According to the government policy paper, many communities with historical ties to wildlife lands have been walled out of the present conservation arrangement. “The forceful removal of people from the land led to the current South African ‘Wildlife Model,’ the report says, “where the largest percentage of wildlife land is owned by the White minority and by the state, with few wildlife resources on community lands.”

Critics note that these conservation disputes are unfolding amid persistent government failures to enact land reforms. “The disparities in ownership in the wildlife industry somewhat reflects what we see in other sub-sectors of agriculture, where participation of Black farmers remains marginal,” says Wandile Sihlobo, the chief economist at the Agricultural Business Chamber of South Africa and author of a recent book on land reform in the country.

As part of its vision, the government panel calls for the removal of fences separating many conservation areas. The report envisions “an authentic wild sense of place” with “larger contiguous areas containing vibrant self-sustaining populations” of elephants, buffalos, lions, leopards, rhinos, and other species.

“Are you trying to mask an economic incentive behind a conservation philosophy?” 

Neil Greenwood, International Fund for Animal Welfare

That’s far from the present reality: In South Africa all megafauna except leopards are contained in fenced areas of some kind. And the government panel’s broader vision of wildness has elicited some skepticism from conservationists—and private rhino owners. In a written submission raising objections to the new policy, PROA argues that “human beings in South Africa and across the world simply do not have the luxury of a utopian concept of wild animals roaming across millions of hectares of unfenced, uninhabited, and human-free plains.”

In an email, Momberg wrote that Barbara Creecy, minister of Forestry, Fisheries, and the Environment, preferred not to comment, explaining that officials are still reviewing public responses to the proposal.

For now, Hume’s rhino breeding operation is continuing to grow. On a recent morning, Otto and other Hume employees prepared to dehorn 19 bulls—a brisk, clinical undertaking.

While the rhinos may live carefully managed lives on a ranch, they remain dangerous. Aiming a rifle-like tranquillizer gun out the window of her Toyota Landcruiser, Otto shot a dart into each rhino, generally from around 50 yards. As the rhino wobbled, a member of the up to 15-person crew pulled a blindfold over its eyes, while several men ran in to keep the animal upright. Once the rhino was lying on its chest, one of the ranch’s managers used a hand-held electric saw to do the trimming.

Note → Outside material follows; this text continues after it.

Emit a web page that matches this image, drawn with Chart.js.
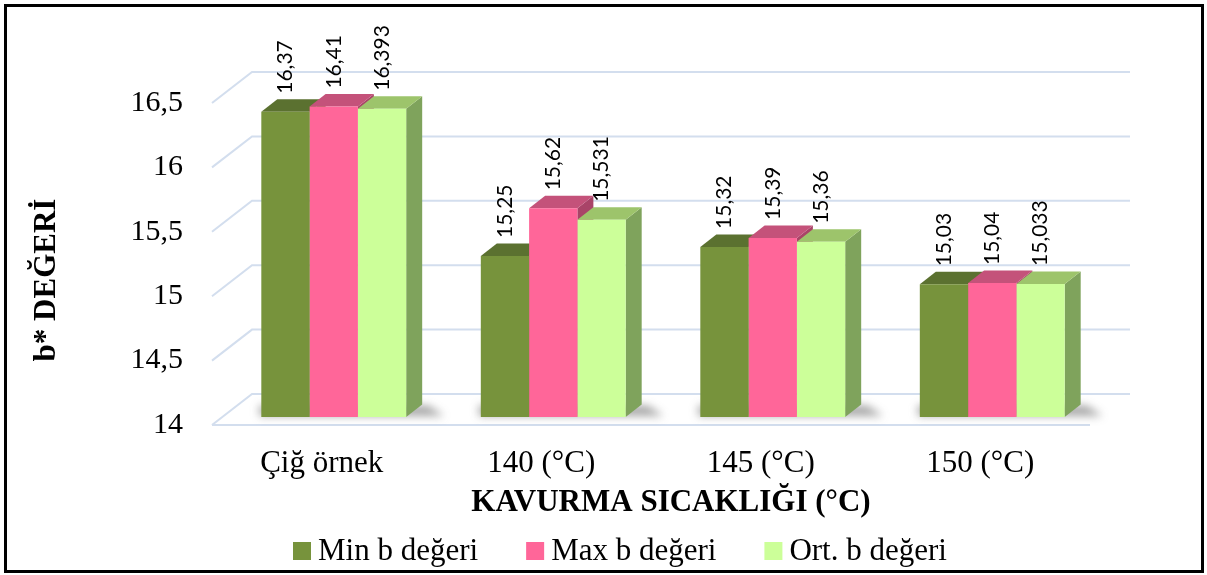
<!DOCTYPE html>
<html>
<head>
<meta charset="utf-8">
<script src="https://cdn.jsdelivr.net/npm/chart.js@4/dist/chart.umd.min.js"></script>
<style>
  html, body { margin: 0; padding: 0; background: #fff; }
  #wrap { width: 1207px; height: 575px; }
</style>
</head>
<body>
<div id="wrap"><canvas id="c" width="1207" height="575"></canvas></div>
<script>
// b* values per roasting temperature
const categories = ['Çiğ örnek', '140 (°C)', '145 (°C)', '150 (°C)'];
const minValues = [16.37, 15.25, 15.32, 15.03];
const maxValues = [16.41, 15.62, 15.39, 15.04];
const ortValues = [16.393, 15.531, 15.36, 15.033];
const seriesNames = ['Min b değeri', 'Max b değeri', 'Ort. b değeri'];
const yTickValues = [14, 14.5, 15, 15.5, 16, 16.5];
const yTickLabels = ['14', '14,5', '15', '15,5', '16', '16,5'];
const yTitle = 'b* DEĞERİ';
const xTitle = 'KAVURMA SICAKLIĞI (°C)';

const frontColors = ['#77933c', '#ff6699', '#ccff99'];
const topColors = ['#5b7130', '#c4527a', '#9dc46b'];
const sideColors = ['#62782f', '#a94468', '#7fa35c'];

// 3D projection offsets
const WALL = { dx: 40, dy: -31 };     // floor / back wall depth
const SHIFT = { dx: 12, dy: -8 };     // bar front plane behind the floor edge
const BOX = { dx: 16, dy: -12.5 };    // bar depth
const SERIF = '"Liberation Serif", "Times New Roman", serif';

const fmt = v => String(v).replace('.', ',');

function barBox(el) {
  const w = el.width;
  return {
    x0: el.x - w / 2 + SHIFT.dx,
    x1: el.x + w / 2 + SHIFT.dx,
    yt: el.y + SHIFT.dy,
    yb: el.base + SHIFT.dy,
    cx: el.x + SHIFT.dx
  };
}

function poly(ctx, pts, fill) {
  ctx.beginPath();
  ctx.moveTo(pts[0][0], pts[0][1]);
  for (let i = 1; i < pts.length; i++) ctx.lineTo(pts[i][0], pts[i][1]);
  ctx.closePath();
  ctx.fillStyle = fill;
  ctx.fill();
}

const box3d = {
  id: 'box3d',
  beforeDraw(chart) {
    const ctx = chart.ctx;
    ctx.save();
    ctx.fillStyle = '#fff';
    ctx.fillRect(0, 0, chart.width, chart.height);
    ctx.lineWidth = 3;
    ctx.strokeStyle = '#000';
    ctx.strokeRect(5.5, 5.5, 1197, 566);
    ctx.restore();
  },
  beforeDatasetsDraw(chart) {
    const ctx = chart.ctx;
    const { left, right, bottom } = chart.chartArea;
    const ys = chart.scales.y;
    ctx.save();
    // side wall + back wall grid lines
    ctx.strokeStyle = '#d3deee';
    ctx.lineWidth = 2;
    yTickValues.forEach(v => {
      const py = ys.getPixelForValue(v);
      ctx.beginPath();
      ctx.moveTo(left, py);
      ctx.lineTo(left + WALL.dx, py + WALL.dy);
      ctx.lineTo(right + WALL.dx, py + WALL.dy);
      ctx.stroke();
    });
    // floor front edge
    ctx.beginPath();
    ctx.moveTo(left, bottom);
    ctx.lineTo(right, bottom);
    ctx.stroke();

    const metas = chart.data.datasets.map((d, i) => chart.getDatasetMeta(i));
    const n = chart.data.labels.length;

    // soft floor shadows behind each group
    ctx.save();
    ctx.filter = 'blur(4px)';
    for (let j = 0; j < n; j++) {
      const a = barBox(metas[0].data[j]);
      const b = barBox(metas[metas.length - 1].data[j]);
      const yb = a.yb;
      poly(ctx, [
        [a.x0 - 2, yb + BOX.dy + 1],
        [b.x1 + BOX.dx + 6, yb + BOX.dy + 1],
        [b.x1 + BOX.dx + 22, yb - 1],
        [a.x0 - 2, yb - 1]
      ], 'rgba(60,60,60,0.45)');
    }
    ctx.restore();

    // side and top faces, left to right
    for (let j = 0; j < n; j++) {
      metas.forEach((m, i) => {
        const r = barBox(m.data[j]);
        poly(ctx, [
          [r.x1, r.yt], [r.x1 + BOX.dx, r.yt + BOX.dy],
          [r.x1 + BOX.dx, r.yb + BOX.dy], [r.x1, r.yb]
        ], sideColors[i]);
        poly(ctx, [
          [r.x0, r.yt], [r.x1, r.yt],
          [r.x1 + BOX.dx, r.yt + BOX.dy], [r.x0 + BOX.dx, r.yt + BOX.dy]
        ], topColors[i]);
      });
    }
    ctx.restore();
    // front faces drawn by Chart.js in the shifted plane
    ctx.save();
    ctx.translate(SHIFT.dx, SHIFT.dy);
  },
  afterDatasetsDraw(chart) {
    const ctx = chart.ctx;
    ctx.restore();
    // value labels
    ctx.save();
    ctx.fillStyle = '#000';
    ctx.font = '21px Lato, "Open Sans", sans-serif';
    ctx.textAlign = 'left';
    ctx.textBaseline = 'middle';
    chart.data.datasets.forEach((d, i) => {
      chart.getDatasetMeta(i).data.forEach((el, j) => {
        const r = barBox(el);
        ctx.save();
        ctx.translate(r.cx, r.yt - 18);
        ctx.rotate(-Math.PI / 2);
        ctx.fillText(fmt(d.data[j]), 0, 0);
        ctx.restore();
      });
    });
    ctx.restore();
  },
  afterDraw(chart) {
    const ctx = chart.ctx;
    const { left, right, top, bottom } = chart.chartArea;
    ctx.save();
    ctx.fillStyle = '#000';
    // axis titles
    ctx.font = 'bold 31px ' + SERIF;
    ctx.textAlign = 'center';
    ctx.textBaseline = 'alphabetic';
    ctx.fillText(xTitle, (left + right + WALL.dx) / 2, 511);
    ctx.save();
    ctx.translate(55, (top + bottom) / 2 + 16);
    ctx.rotate(-Math.PI / 2);
    ctx.fillText(yTitle, 0, 0);
    ctx.restore();
    // legend
    ctx.font = '31px ' + SERIF;
    ctx.textAlign = 'left';
    let x = 293;
    const base = 560, size = 18;
    chart.data.datasets.forEach(d => {
      ctx.fillStyle = d.backgroundColor;
      ctx.fillRect(x, base - size, size, size);
      ctx.fillStyle = '#000';
      ctx.fillText(d.label, x + size + 7, base);
      x += size + 7 + ctx.measureText(d.label).width + 48;
    });
    ctx.restore();
  }
};

const yMin = yTickValues[0];
const yMax = yTickValues[yTickValues.length - 1];

new Chart(document.getElementById('c'), {
  type: 'bar',
  data: {
    labels: categories,
    datasets: [
      { label: seriesNames[0], data: minValues, backgroundColor: frontColors[0], base: yMin },
      { label: seriesNames[1], data: maxValues, backgroundColor: frontColors[1], base: yMin },
      { label: seriesNames[2], data: ortValues, backgroundColor: frontColors[2], base: yMin }
    ]
  },
  options: {
    responsive: false,
    animation: false,
    devicePixelRatio: 1,
    layout: { padding: { top: 103, right: 117, left: 0, bottom: 0 } },
    datasets: { bar: { categoryPercentage: 0.66, barPercentage: 1, borderWidth: 0 } },
    plugins: { legend: { display: false }, tooltip: { enabled: false } },
    scales: {
      x: {
        grid: { display: false, drawTicks: false },
        border: { display: false },
        ticks: { color: '#000', font: { family: SERIF, size: 31 }, padding: 20, maxRotation: 0 },
        afterFit: s => { s.height = 150; }
      },
      y: {
        min: yMin,
        max: yMax,
        grid: { display: false, drawTicks: false },
        border: { display: false },
        ticks: {
          stepSize: 0.5,
          color: '#000',
          padding: 29,
          font: { family: SERIF, size: 30 },
          callback: v => {
            const k = yTickValues.indexOf(v);
            return k >= 0 ? yTickLabels[k] : '';
          }
        },
        afterFit: s => { s.width = 212; }
      }
    }
  },
  plugins: [box3d]
});
</script>
</body>
</html>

“We are cutting above the growth plate,” Otto said as the saw sliced through the horn of a 2-ton bull. “The section they are trimming is excess horn that contains no blood vessels or nerves.”

When the trimming was complete, Otto injected the rhino with an antidote to the tranquilizer.

“You don’t want to be next to him when he wakes up,” she cautioned. The situation was unnatural, but a rhino is a rhino.